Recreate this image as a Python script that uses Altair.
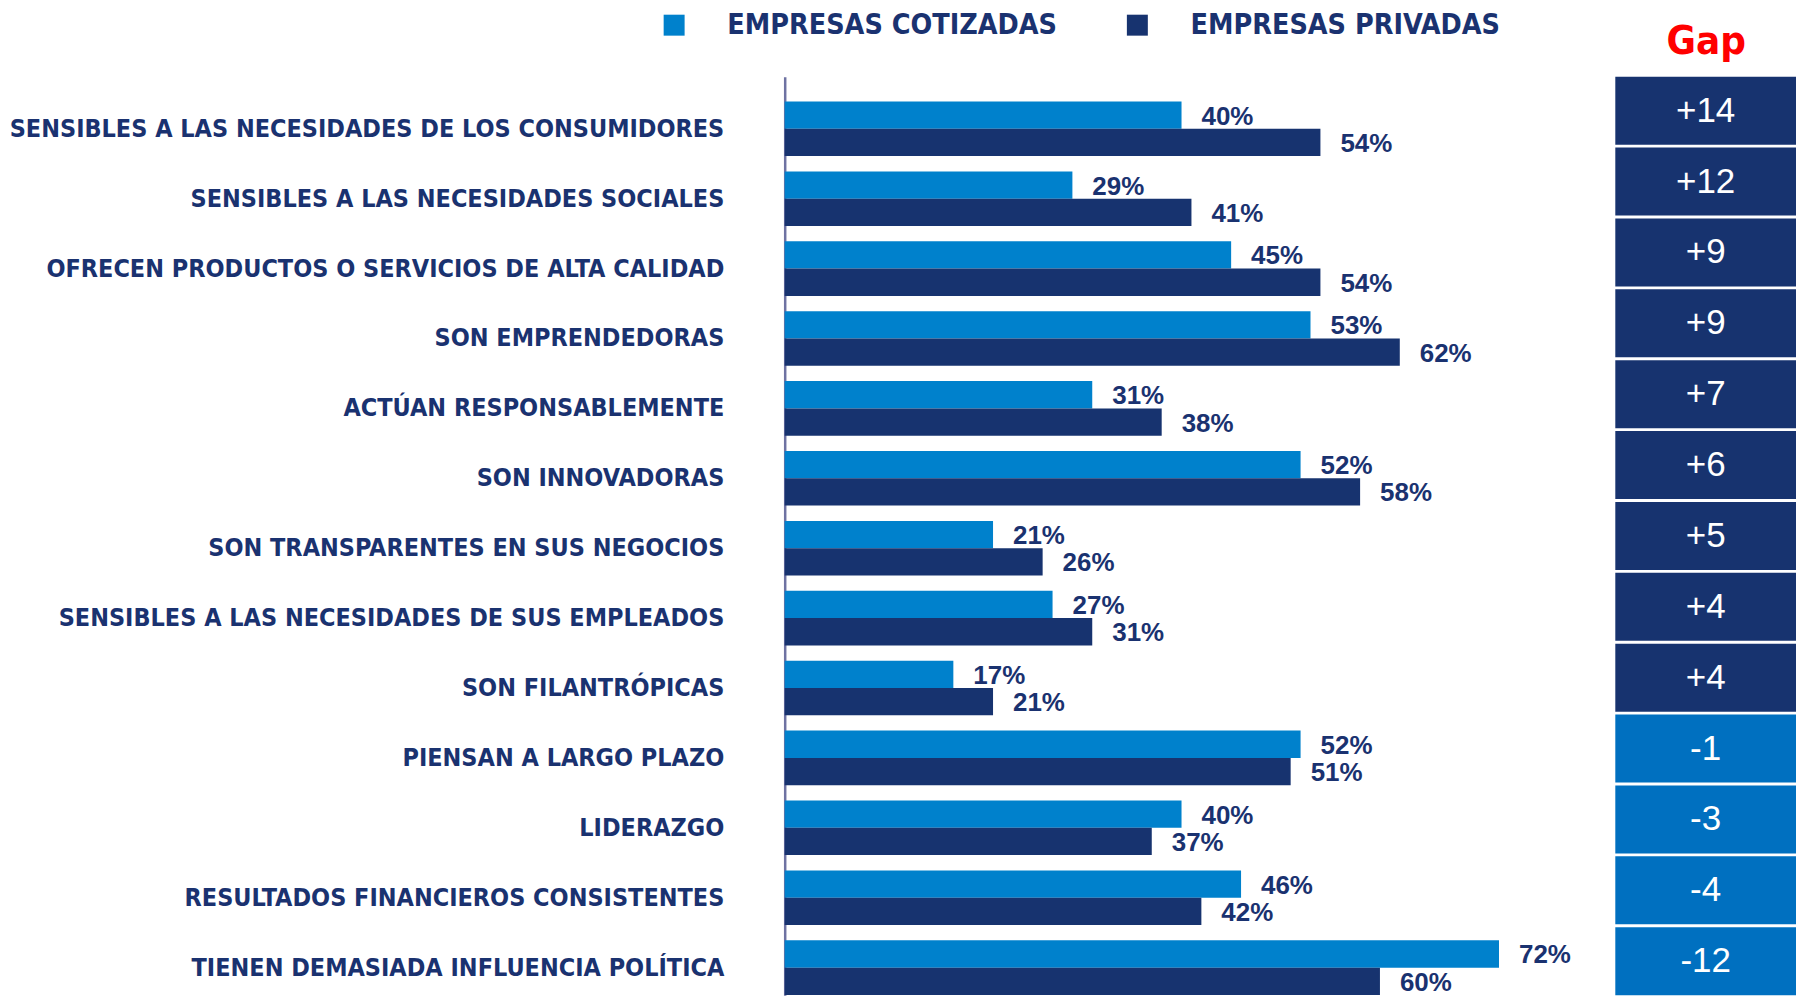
import altair as alt
import pandas as pd

# ---- data ----
categories = [
    "SENSIBLES A LAS NECESIDADES DE LOS CONSUMIDORES",
    "SENSIBLES A LAS NECESIDADES SOCIALES",
    "OFRECEN PRODUCTOS O SERVICIOS DE ALTA CALIDAD",
    "SON EMPRENDEDORAS",
    "ACTÚAN RESPONSABLEMENTE",
    "SON INNOVADORAS",
    "SON TRANSPARENTES EN SUS NEGOCIOS",
    "SENSIBLES A LAS NECESIDADES DE SUS EMPLEADOS",
    "SON FILANTRÓPICAS",
    "PIENSAN A LARGO PLAZO",
    "LIDERAZGO",
    "RESULTADOS FINANCIEROS CONSISTENTES",
    "TIENEN DEMASIADA INFLUENCIA POLÍTICA",
]
series = ["EMPRESAS COTIZADAS", "EMPRESAS PRIVADAS"]
cotizadas = [40, 29, 45, 53, 31, 52, 21, 27, 17, 52, 40, 46, 72]
privadas = [54, 41, 54, 62, 38, 58, 26, 31, 21, 51, 37, 42, 60]
gaps = [14, 12, 9, 9, 7, 6, 5, 4, 4, -1, -3, -4, -12]
gap_labels = ["+14", "+12", "+9", "+9", "+7", "+6", "+5", "+4", "+4", "-1", "-3", "-4", "-12"]
gap_title = "Gap"

# ---- styles ----
LIGHT = "#0081CC"
DARK = "#17336F"
NEG_BOX = "#0070C0"
NAVY_TXT = "#1A3270"
NARROW = "DejaVu Sans Condensed, sans-serif"
SANS = "Liberation Sans, Arial, sans-serif"

rows = []
for s, vals in zip(series, [cotizadas, privadas]):
    for c, v in zip(categories, vals):
        rows.append({"category": c, "series": s, "value": v, "label": f"{v}%"})
df = pd.DataFrame(rows)

gap_df = pd.DataFrame({
    "category": categories,
    "gap": gaps,
    "label": gap_labels,
})

PLOT_H = 920

y_bars = alt.Y(
    "category:N",
    sort=categories,
    scale=alt.Scale(paddingInner=0.219, paddingOuter=0.179, align=0.99),
    axis=alt.Axis(
        title=None,
        labelFont=NARROW,
        labelFontSize=25,
        labelFontWeight="bold",
        labelColor=NAVY_TXT,
        labelPadding=61,
        labelLimit=1000,
        ticks=False,
        domainColor="#6E72A2",
        domainWidth=2.5,
        minExtent=774,
    ),
)
y_off = alt.YOffset("series:N", sort=series, scale=alt.Scale(paddingInner=0, paddingOuter=0))
x_val = alt.X("value:Q", scale=alt.Scale(domain=[0, 80]), axis=None)

base = alt.Chart(df)
bars = base.mark_bar().encode(
    y=y_bars,
    yOffset=y_off,
    x=x_val,
    color=alt.Color(
        "series:N",
        sort=series,
        scale=alt.Scale(domain=series, range=[LIGHT, DARK]),
        legend=alt.Legend(
            orient="none",
            legendX=-125,
            legendY=-66,
            direction="horizontal",
            title=None,
            symbolType="square",
            symbolSize=441,
            symbolStrokeWidth=0,
            symbolOpacity=1,
            labelFont=NARROW,
            labelFontSize=28.5,
            labelFontWeight="bold",
            labelColor=NAVY_TXT,
            labelOffset=39,
            columnPadding=66,
            labelLimit=800,
            padding=0,
        ),
    ),
)
values = base.mark_text(
    align="left", baseline="middle", dx=20, dy=1.5,
    font=SANS, fontSize=26, fontWeight="bold", color=NAVY_TXT,
).encode(y=y_bars, yOffset=y_off, x=x_val, text="label:N")

left = alt.layer(bars, values).properties(width=795, height=PLOT_H)

y_gap = alt.Y("category:N", sort=categories,
              scale=alt.Scale(paddingInner=0.04, paddingOuter=0), axis=None)
x_gap_scale = alt.Scale(domain=[0, 1])
x_gap_axis = alt.Axis(
    orient="top", title=gap_title, labels=False, ticks=False, domain=False, grid=False,
    titleFont=NARROW, titleFontSize=40, titleFontWeight="bold", titleColor="#FF0000",
    titleBaseline="alphabetic", titlePadding=23,
)
gap_rect = alt.Chart(gap_df).mark_rect().encode(
    y=y_gap,
    x=alt.X(datum=0, scale=x_gap_scale, axis=x_gap_axis),
    x2=alt.X2(datum=1),
    color=alt.condition(alt.datum.gap > 0, alt.value(DARK), alt.value(NEG_BOX)),
)
gap_text = alt.Chart(gap_df).mark_text(
    font=SANS, fontSize=35, color="white", baseline="middle",
).encode(y=y_gap, x=alt.X(datum=0.5, scale=x_gap_scale), text="label:N")

right = alt.layer(gap_rect, gap_text).properties(width=181, height=PLOT_H)

chart = (
    alt.hconcat(left, right, spacing=37)
    .resolve_scale(color="independent", y="independent", x="independent")
    .properties(background="white", padding={"left": 0, "top": 2, "right": 0, "bottom": 0})
    .configure_view(stroke=None, strokeWidth=0)
)

chart.save("out.html", embed_options={"renderer": "svg", "actions": False})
- - - - - - -
→ **WHAT TO WORK ON**
Look at the listing and set down only the lines from its start through the line with "import pandas as pd", word for word and without pictures.

→ **ANSWER TO THE EXERCISE**
Recreate this image as a Python script that uses Altair.
import altair as alt
import pandas as pd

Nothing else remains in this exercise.